Ob er bei seinen Flügen Angst gehabt habe, wollte ein Zuhörer wissen. „Kontrollierte Angst“ und Respekt sei immer mit dabei, so Schlegel. Die Missionsteilnehmer seien auf ihre Aufgaben und verschiedenste Notfallsituationen vorbereitet. Aber es könne immer etwas passieren, wie beim Unglück am 16. Januar 2003, als die Space Shuttle Columbia beim Wiedereintritt in die Erdatmosphäre wegen eines kaputten Isolierschaums am Außentank Feuer fing und auseinanderbrach. Alle sieben Kollegen und Freunde Schlegels kamen dabei ums Leben. Auch dass man bei so einem Flug auf 2.000 Tonnen Treibstoff sitzt, sei sicherlich nicht ungefährlich. Eine Gefahr stelle auch die erhöhte Strahlenbelastung dar, weshalb bei amerikanischen Missionen die Einsatzdauer auf maximal anderthalb Jahre begrenzt werde.
Der kommerziellen Raumfahrt stehe er „sehr skeptisch“ gegenüber, beantwortete Schlegel eine andere Frage, sieht aber auch „ein riesiges Potenzial“, wenn mit „einem Viertel des Geldes das Doppelte erreicht“ wird.

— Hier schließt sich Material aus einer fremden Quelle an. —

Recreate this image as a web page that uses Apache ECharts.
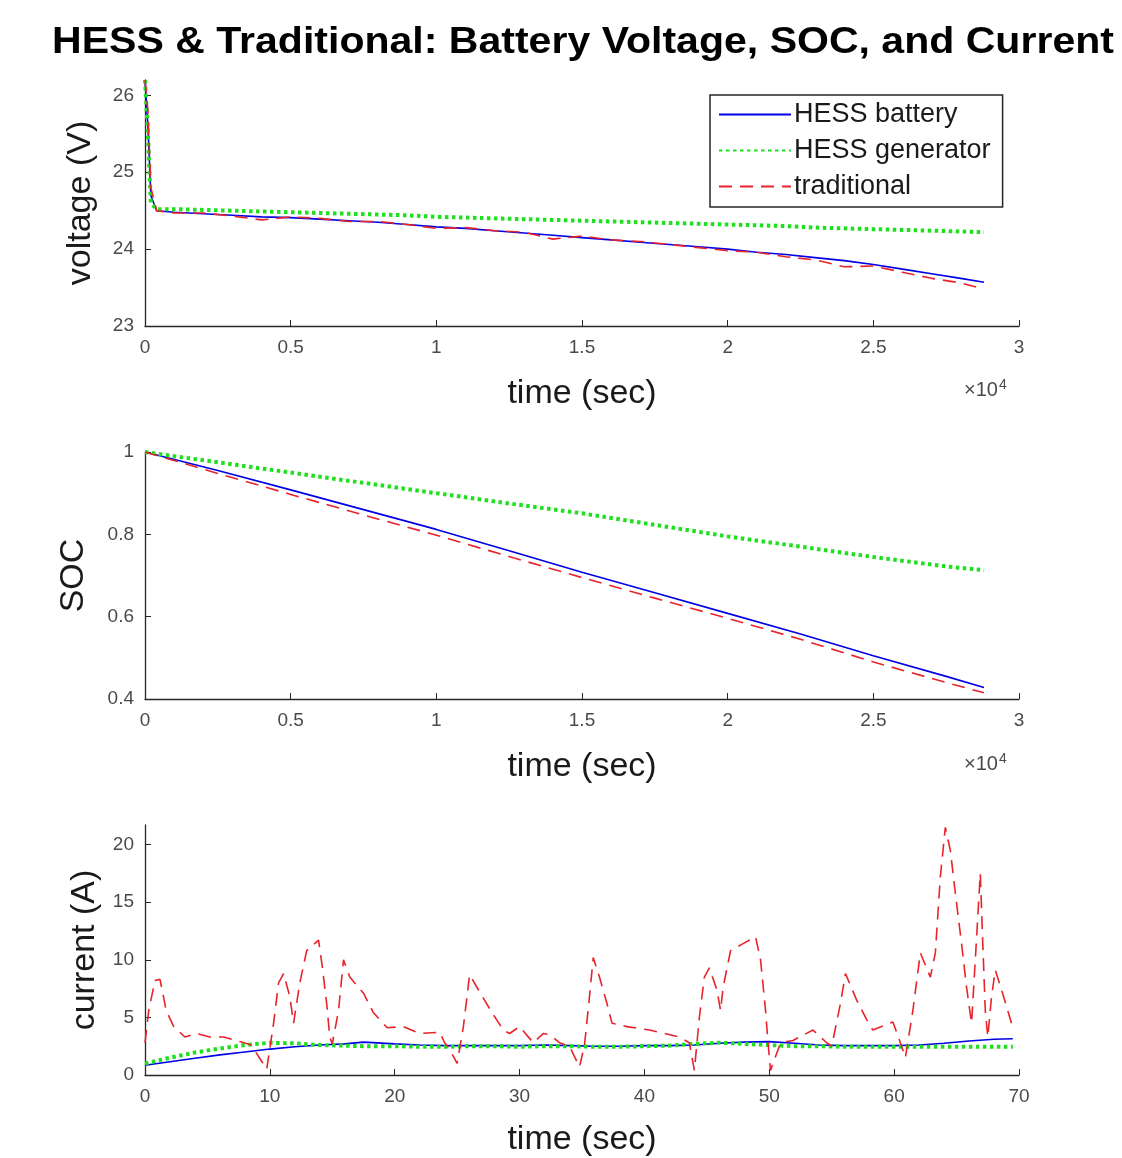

Eintrag ins Ehrenbuch der Stadt
Insgesamt kann Hans Schlegel auf eine 30-jährige Astronautenzeit zurückblicken. Seit 20 Jahren lebt er mit seiner Frau Heike Walpot in Houston (Texas). Sie ist die Schwester eines Mitarbeiters aus der Stadtverwaltung Hohen Neuendorf, über den der Kontakt und die Gelegenheit für den Vortrag zustande kamen. Vor vier Jahren schied Schlegel bei der ESA aus. Seit letztem Jahr gilt der 66-Jährige nach deutscher Lesart als Rentner, arbeitet aber immer noch mit seiner eigenen Firma als Berater und unterstützt als Mentor den Astronautennachwuchs wie zum Beispiel Alexander Gerst.
Als Anerkennung seiner wissenschaftlichen Leistungen für die Raumfahrt und zum Dank für seinen Besuch durfte sich Hans Schlegel in das Ehrenbuch der Stadt Hohen Neuendorf eintragen. Darüber zeigte sich Bürgermeister Steffen Apelt sehr stolz, auch wenn er als bekennender „Trecki“ an diesem Abend leider doch nicht erfuhr, „wie die Krümmung des Raumes zustande kommt und was vor dem Urknall war“.